SALT LAKE CITY -- Joe Darger and his wife, Vicki, walked through the Capitol shaking hands with lawmakers like any other citizen lobbyist.
What exactly they're asking their lawmakers to do is a little more unique: decriminalize polygamy.
"The way we are persecuting a particular religious group of people is wrong," Joe Darger said. "It's morally wrong, it's ethically wrong, and we need to look at it. It hasn't worked for 150 years and we need to change it."
Darger, a polygamist with three wives, Vicki, Valerie and Alina, is hoping to get lawmakers to start considering the idea of decriminalization. He and Vicki came to the Utah State Capitol carrying copies of a book they wrote about their family, entitled "Love Times Three," and handed them to lawmakers who stopped to chat with them.
"Right now, it is illegal for me to purport to be married," Darger told FOX 13. "Simply by me claiming her as my wife, I'm considered a third-degree felon."
The Darger's political action comes as a lawsuit is winding its way through U.S. District Court in Salt Lake City that could do the same thing. Reality TV polygamist Kody Brown and his four wives, who star in the cable show "Sister Wives," are challenging Utah's ban on polygamy. A federal judge could rule on the case any day now.
"We're not looking for legal recognition. We're not looking for multiple marriage licenses," Darger said. "That kind of concern isn't out there. We're just saying let's decriminalize a group of people who aren't criminals."
Vicki Darger said she hopes lawmakers will at least consider her family's perspective.
"We don't really expect people to morally agree with us, but we do hope they will see our stand and what we're committed to and help us to fight for our rights and stand up for the rights that we should have, as every citizen has," she said.
With the "Sister Wives" case pending, anti-polygamy activists are also speaking up. Earlier that same day, the newly formed "Sound Choices Coalition" was handing out fliers to lawmakers urging them to uphold Utah's anti-bigamy laws.
The Dargers insist that if polygamy were to be decriminalized, people would feel more free to report abuses that have been associated with their lifestyle.
"There's so much secrecy that goes on simply because it's against the law," Vicki Darger said.
Lawmakers FOX 13 approached about the idea of decriminalizing polygamy quickly refused to comment.
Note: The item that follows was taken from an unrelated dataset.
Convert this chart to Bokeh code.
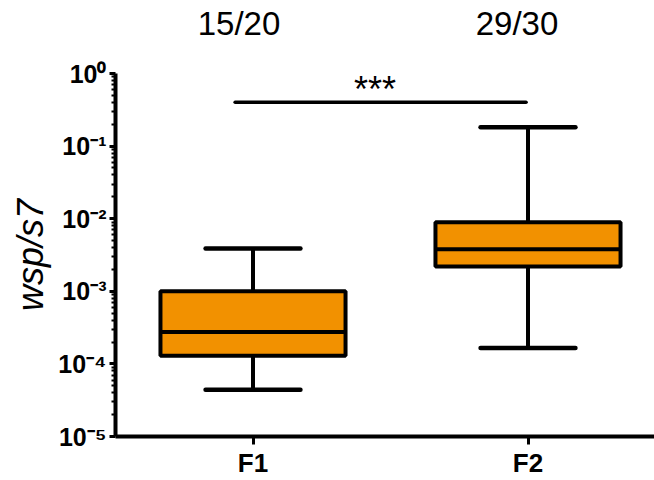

At a recent availability for reporters, House Speaker Rebecca Lockhart, R-Provo, said there is just no appetite amongst the body to even consider the idea.
Darger, who is a Republican delegate in Herriman, said he wasn't giving up.
"We're under no illusions," he said. "This is a long battle. It's not if, but when. But part of this is a political process as well, and the legislature can change that -- and should change it."